In this regard, the law of Singapore actually achieves fair and just trial by appointing the accessors and that these assessors are independent of the parties causing no violation of the principles of natural justice. 

The bigger problem goes on to be the fact that the other party may need urgent interim relief such as no action for invoking the performance guarantee for the delay. 

This will mean that the affected party will now have to proceed to the courts to seek injunctive relief against the invocation. That party will have to convince the court that its performance had been really and materially affected by the pandemic COVID-19. 

This is the stage where India can look at the model of Singapore and learn. The law of Singapore stipulates that the aggrieved party must give a notice as stated above, seeking relief to the other party. If the notice has been served and communicated to the other party, the other party cannot take any steps, which have been listed above such as continuing a court proceeding or an arbitration proceeding, along with the others. 
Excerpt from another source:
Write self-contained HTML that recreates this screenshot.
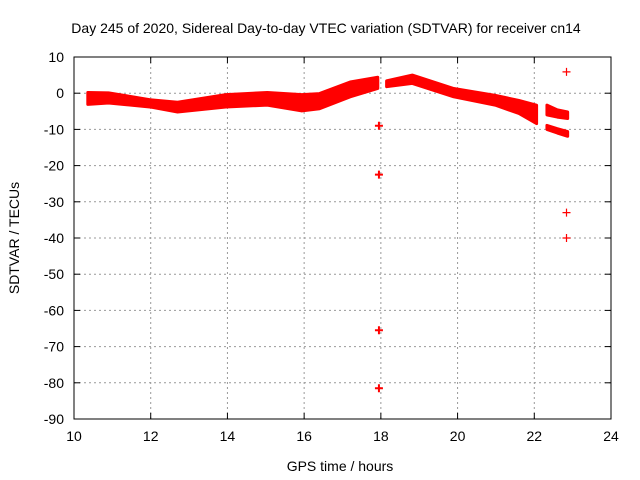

If the other party disputes the application given by the first party, then, in such a case, the assessor, who is an independent body, away from the interest of both the parties, will make a fair and just decision and whatever the assessor determines shall be the last word without any scope of appeal. But so, if the notice has been served for seeking the relief, then, in that case, the interim reliefs are in place until such notice is withdrawn or until the assessor determines the given matter stating that the relief is not attracted under that law. Without the benefit of a law like this, at the stage where the interim relief is granted, the courts shall be called upon to adjudicate such matters whether the inability to perform a contractual obligation constitutes a breach or whether the COVID-19 is a defence to the inability of the performance of such a contractual obligation. The burden of proof, in this case, shall always lie upon the party who states that it is the one that requires the relief. It has to prove that the reason for the non-fulfilment of the contract is only by the virtue of a pandemic and nothing else. 

The beauty of the law of Singapore lies in the fact that the burden of proof has been shifted to the opposing party and not the party that seeks the relief. If the opposing party wants to dispute over the fact that the relief that was sought by the first party does not fall under the ambit of the relief required to be sought only in the case of a pandemic, then, this has to be proved by the opposing party. Until and unless it has been proved that the relief sought is wrong, the affected party seeking the relief shall get all the benefits of the temporary relief that is applicable in the contract, including the protection from coercive steps that are being taken by the opposing party. Instead of the courts doing the work, Singapore has now decided that it shall be a body of assessors that will be doing this work. 

In India, this power could be given to the regulatory tribunals to determine whether the inability to perform the contractual obligations for which the relief is being sought by a party, is due to the fact that it has occurred due to the pandemic that has taken place. 

This approach will give the protection that is necessary to those parties who require such protection and relief without having to prove its inability. 

Conclusion

Due to the global crisis that has arisen because of COVID-19, there are going to several parties that will not be able to fulfil their contractual obligations. It would be interesting to see in India, to take a cue from this model of Singapore, while dealing with such contractual obligations by providing varying protection to the affected parties.